The one reassuring sign of this week’s shuttle diplomacy comes with the shared itinerary between Nawaz and Raheel. The General’s participation suggests that the Pakistani army, which is seen as the locus of control for the country’s foreign and security policy, buys in to the prime minister’s vision of helping Riyadh and Tehran bridge their differences. The Pakistani military’s interests in the Iran-Saudi Arabia divide are fairly skewed toward Saudi Arabia, which has historically been an important financial benefactor.
Pakistan received a $1.5 billion “unconditional grant” from Saudi Arabia in 2014, which helped the country service its debts at a time of financial difficulty. (Prime Minister Nawaz Sharif has personal stakes as well–Riyadh hosted him in exile after he was removed from power by Pervez Musharraf in 1999.) Saudi-Pakistani military cooperation is advanced and Riyadh even included Pakistan in its “Islamic military alliance,” to Pakistan’s surprise initially.
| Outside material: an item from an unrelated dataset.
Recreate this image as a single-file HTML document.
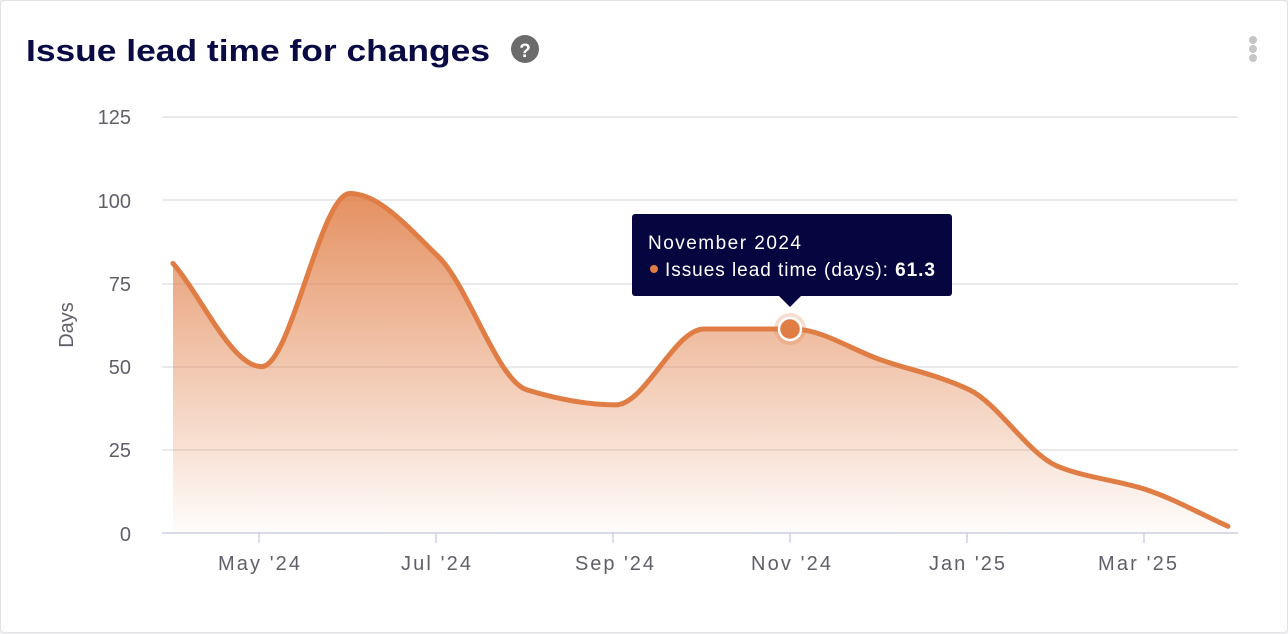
<!DOCTYPE html>
<html><head><meta charset="utf-8"><style>
body{margin:0;width:1288px;height:634px;background:#f0f0f2;font-family:"Liberation Sans",sans-serif;overflow:hidden}
.card{position:absolute;left:0;top:0;width:1286px;height:631px;background:#fff;border:1px solid #e2e2e6;border-radius:4px}
</style></head><body>
<div class="card"></div>
<svg width="1288" height="634" style="position:absolute;left:0;top:0">
<defs><linearGradient id="g" x1="0" y1="0" x2="0" y2="1">
<stop offset="0" stop-color="#e07d45" stop-opacity="0.85"/><stop offset="1" stop-color="#e07d45" stop-opacity="0.02"/></linearGradient></defs>
<text x="26" y="61" font-size="31" font-weight="bold" fill="#0a0a45" textLength="464" lengthAdjust="spacingAndGlyphs">Issue lead time for changes</text>
<circle cx="525" cy="49" r="14" fill="#6b6b6b"/>
<text x="525" y="57" font-size="19" font-weight="bold" fill="#fff" text-anchor="middle">?</text>
<circle cx="1253" cy="40" r="4" fill="#c6c6c6"/><circle cx="1253" cy="49" r="4" fill="#c6c6c6"/><circle cx="1253" cy="58" r="4" fill="#c6c6c6"/>
<g stroke="#e4e4e8" stroke-width="1.5">
<line x1="162" x2="1238" y1="117" y2="117"/><line x1="162" x2="1238" y1="200" y2="200"/><line x1="162" x2="1238" y1="284" y2="284"/><line x1="162" x2="1238" y1="367" y2="367"/><line x1="162" x2="1238" y1="450" y2="450"/>
</g>
<line x1="162" x2="1238" y1="533" y2="533" stroke="#ccd0e4" stroke-width="1.5"/>
<g stroke="#ccd0e4" stroke-width="1.5"><line x1="259" x2="259" y1="533" y2="543"/><line x1="436" x2="436" y1="533" y2="543"/><line x1="613" x2="613" y1="533" y2="543"/><line x1="790" x2="790" y1="533" y2="543"/><line x1="967" x2="967" y1="533" y2="543"/><line x1="1144" x2="1144" y1="533" y2="543"/></g>
<g font-size="20" fill="#5f5f6a" text-anchor="end">
<text x="131" y="124">125</text><text x="131" y="208">100</text><text x="131" y="291">75</text><text x="131" y="374">50</text><text x="131" y="457">25</text><text x="131" y="541">0</text></g>
<g font-size="20" fill="#5f5f6a">
<text x="218" y="570" textLength="82">May '24</text><text x="401" y="570" textLength="70">Jul '24</text><text x="575" y="570" textLength="79">Sep '24</text><text x="751" y="570" textLength="80">Nov '24</text><text x="929" y="570" textLength="76">Jan '25</text><text x="1098" y="570" textLength="79">Mar '25</text></g>
<text transform="translate(73,325) rotate(-90)" font-size="20" fill="#5f5f6a" text-anchor="middle">Days</text>
<path id="area" fill="url(#g)"/>
<path id="line" fill="none" stroke="#e07d45" stroke-width="5" stroke-linejoin="round" stroke-linecap="round"/>
<circle cx="790" cy="329" r="16" fill="#e07d45" opacity="0.25"/>
<circle cx="790" cy="329" r="11" fill="#e07d45" stroke="#fff" stroke-width="2.5"/>
<rect x="632" y="214" width="320" height="82" rx="3" fill="#05053f"/>
<path d="M779 296 L790 307 L801 296Z" fill="#05053f"/>
<text x="648" y="249" font-size="19" fill="#fff" textLength="153">November 2024</text>
<circle cx="654" cy="269" r="4" fill="#e07d45"/>
<text x="665" y="276" font-size="19" fill="#fff" textLength="270">Issues lead time (days): <tspan font-weight="bold">61.3</tspan></text>
</svg>
<script>
var xs=[],vs=[81,50,102,83,43,38.5,61.3,61.3,52,43,20,13,2];
for(var i=0;i<vs.length;i++)xs.push(173+88.5*i);
xs[12]=1228;
var ys=vs.map(function(v){return 533-v*3.328});
var n=xs.length,d=[],m=[];
for(i=0;i<n-1;i++)d.push((ys[i+1]-ys[i])/(xs[i+1]-xs[i]));
m[0]=d[0];m[n-1]=d[n-2];
for(i=1;i<n-1;i++){if(d[i-1]*d[i]<=0)m[i]=0;else m[i]=2/(1/d[i-1]+1/d[i]);}
var p="M"+xs[0]+" "+ys[0];
for(i=0;i<n-1;i++){var h=(xs[i+1]-xs[i])/3;p+=" C"+(xs[i]+h)+" "+(ys[i]+m[i]*h)+" "+(xs[i+1]-h)+" "+(ys[i+1]-m[i+1]*h)+" "+xs[i+1]+" "+ys[i+1];}
document.getElementById("line").setAttribute("d",p);
document.getElementById("area").setAttribute("d",p+" L"+xs[n-1]+" 533 L"+xs[0]+" 533Z");
</script>
</body></html>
If push came to shove, there is little reason to doubt that Pakistan’s military would stand by Saudi Arabia instead of Iran. That decision isn’t one that would be taken lightly and, based on Pakistan’s moves this week, it appears that neither Sharif is particularly interested in having matters escalate to that point. Pakistan’s relations with India and Afghanistan are complicated and fraught enough that it doesn’t need difficulties with a third neighbor.
Time will tell if Pakistan’s decision to mediate between Iran and Saudi Arabia will be successful. Nawaz and Raheel’s first attempt at shuttle diplomacy suggests that both Riyadh and Tehran will buy in to the process. Unfortunately, the “hard” part of this attempt at deft diplomacy–getting the Iranians and Saudis to work out their differences–lies ahead.